University of South Florida coach Jim Leavitt has mastered the art of saying nothing.

Each week when talking about the upcoming opponent, Leavitt usually goes position by position, including special teams, listing a strength of each.

But at Tuesday’s media luncheon, he was unusually candid about one particular player at Louisville.

While quarterback Brian Brohm has received Heisman Trophy consideration and is considered one of the top senior prospects in the country, perhaps his biggest accomplishment is making Leavitt candid.

“No doubt in my mind he’ll be great in the NFL. He’ll be one of the top picks and he’ll be extremely successful,” Leavitt said. “He’s that good.”

The Cardinals have the most potent passing attack in the Big East and rank third in the NCAA with 359.3 passing yards per game.

Brohm has easily distanced himself from the competition in the conference. The 22-year-old has thrown for seven more touchdowns and 1,093 yards more than any other quarterback in the Big East.

The 6-foot-4, 228-pound Brohm ranks eighth in the nation in passing efficiency and is one of only two quarterbacks in the top 10 with at least 400 attempts.

Known primarily as a pocket-passer, Brohm possesses a completely different style than the scrambling done by USF quarterback Matt Grothe.

“Brian and I are completely different football players. He likes to sit in the pocket and isn’t the fastest guy,” Grothe said. “It’s like comparing Jeff Garcia to Peyton Manning.
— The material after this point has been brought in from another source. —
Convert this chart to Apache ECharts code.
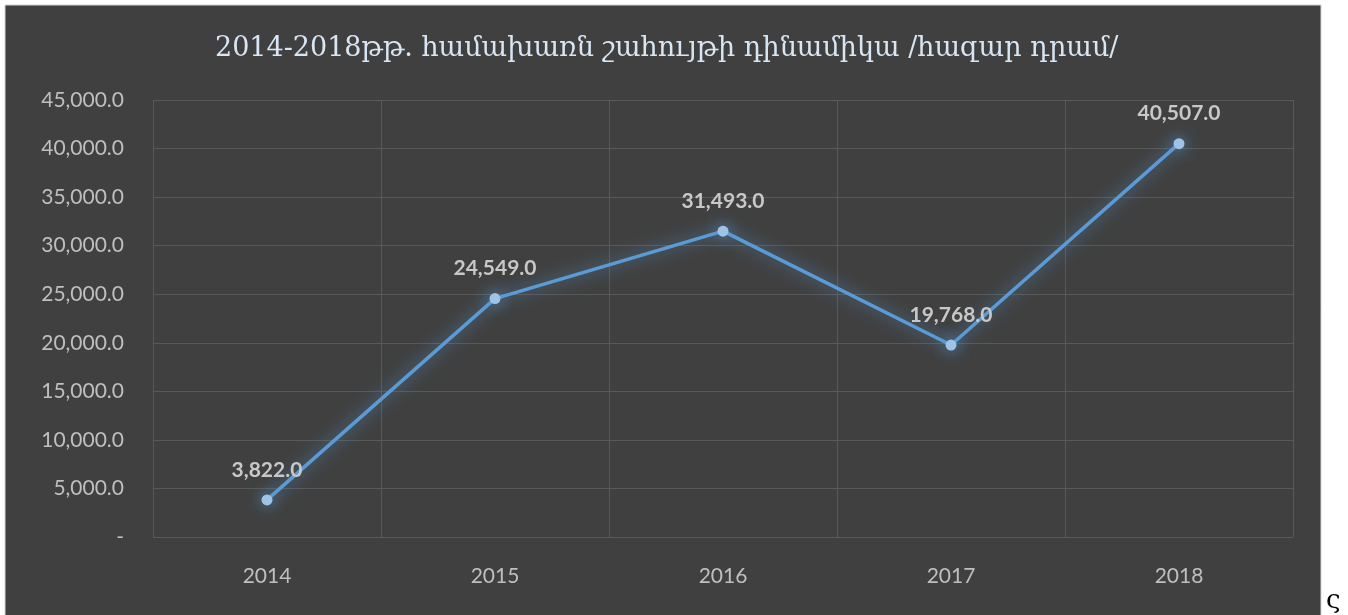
<!DOCTYPE html>
<html>
<head>
<meta charset="utf-8">
<title>համախառն շահույթ</title>
<script src="https://cdn.jsdelivr.net/npm/echarts@6/dist/echarts.min.js"></script>
<style>
  html, body { margin: 0; padding: 0; background: #ffffff; }
  #chart { width: 1348px; height: 615px; }
</style>
</head>
<body>
<div id="chart"></div>
<script>
// data
var years = ['2014', '2015', '2016', '2017', '2018'];
var profit = [3822, 24549, 31493, 19768, 40507];
var titleText = '2014-2018թթ. համախառն շահույթի դինամիկա /հազար դրամ/';

function fmt(v) {
  if (v === 0) return '-';
  return v.toLocaleString('en-US', { minimumFractionDigits: 1, maximumFractionDigits: 1 });
}

var myChart = echarts.init(document.getElementById('chart'), null, { renderer: 'canvas' });

var option = {
  backgroundColor: '#ffffff',
  animation: false,
  graphic: [
    {
      type: 'rect',
      z: -10,
      shape: { x: 5, y: 5, width: 1316, height: 620 },
      style: { fill: '#404040', stroke: '#d4d4d4', lineWidth: 1 }
    },
    {
      type: 'text',
      left: 1326,
      top: 588,
      style: { text: 'ς', fill: '#000000', font: '26px "DejaVu Serif"' }
    }
  ],
  title: {
    text: titleText,
    left: 210,
    top: 30,
    textStyle: {
      color: '#d8e6f4',
      fontFamily: '"DejaVu Serif", serif',
      fontWeight: 'normal',
      fontSize: 27
    }
  },
  grid: {
    left: 153,
    right: 55,
    top: 100,
    bottom: 78
  },
  xAxis: {
    type: 'category',
    data: years,
    boundaryGap: true,
    axisLine: { show: false },
    axisTick: { show: false },
    axisLabel: {
      color: '#bfbfbf',
      fontSize: 21,
      fontFamily: 'Lato, "Noto Sans", sans-serif',
      margin: 29
    },
    splitLine: {
      show: true,
      lineStyle: { color: '#595959', width: 1 }
    }
  },
  yAxis: {
    type: 'value',
    min: 0,
    max: 45000,
    interval: 5000,
    axisLine: { show: false },
    axisTick: { show: false },
    axisLabel: {
      color: '#bfbfbf',
      fontSize: 21,
      fontFamily: 'Lato, "Noto Sans", sans-serif',
      margin: 29,
      formatter: fmt
    },
    splitLine: {
      lineStyle: { color: '#595959', width: 1 }
    }
  },
  series: [
    {
      type: 'line',
      data: profit,
      symbol: 'circle',
      symbolSize: 11,
      lineStyle: {
        color: '#5b9bd5',
        width: 3.5,
        shadowColor: 'rgba(91,155,213,0.85)',
        shadowBlur: 16
      },
      itemStyle: {
        color: '#9dc3e6',
        borderWidth: 0,
        shadowColor: 'rgba(91,155,213,0.95)',
        shadowBlur: 16
      },
      label: {
        show: true,
        position: 'top',
        distance: 14,
        color: '#c8c8c8',
        fontSize: 21,
        fontWeight: 'bold',
        fontFamily: 'Lato, "Noto Sans", sans-serif',
        formatter: function (p) { return fmt(p.value); }
      }
    }
  ]
};

myChart.setOption(option);
</script>
</body>
</html>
His type of style works for him and their team and the type of style I have works for us and our team.”

After struggling in the middle of the season, the Bulls’ passing attack has become the strength of the team in recent weeks and Grothe has been doing his best Brohm impression.

Against Cincinnati, the sophomore threw for a school-record 382 yards, and last week at Syracuse had 181 passing yards and two touchdowns before sitting out the fourth quarter.

Although both teams are averaging more than 32 points per game, Grothe believes Saturday’s contest will come down to which defense can make stops.

The two teams have alternated home victories each of the past two seasons. USF surprisingly blew out Louisville 45-14 in its Big East debut in 2005 and Louisville avenged the loss with a 30-8 thrashing last season.

“I don’t think it will be a shootout. Our defense is one of the best, and their defense has, the last few years, been one of the best,” Grothe said. “I think it’s going to be more of who can make the bigger plays and take advantage of what the other team’s vulnerable of.”

The Bulls received an unexpected advantage when Louisville suspended starting cornerback Rod Council.

As strong as the pass game has been for the Cardinals, the pass defense served as their biggest weakness.

Louisville has the Big East’s worst pass efficiency defense. The Cardinals are allowing 249 yards per game, with five opponents scoring 38 points or more this season.

While USF has already clinched a bowl appearance, a win would make return trips to the Papajohns.com or Meineke Car Care bowls less likely.

Among the other non-BCS bowls the Bulls are eligible for are the Texas Bowl, Gator Bowl, Sun Bowl and International Bowl.

The Cardinals need one more win to become bowl eligible and are seeking their first-ever win at Raymond James Stadium.

“It is going to be a game you’re going to want to be at,” Leavitt said. “You’re going to see a lot of explosive plays on both sides of the field. It is all going to be one heck of a football game.”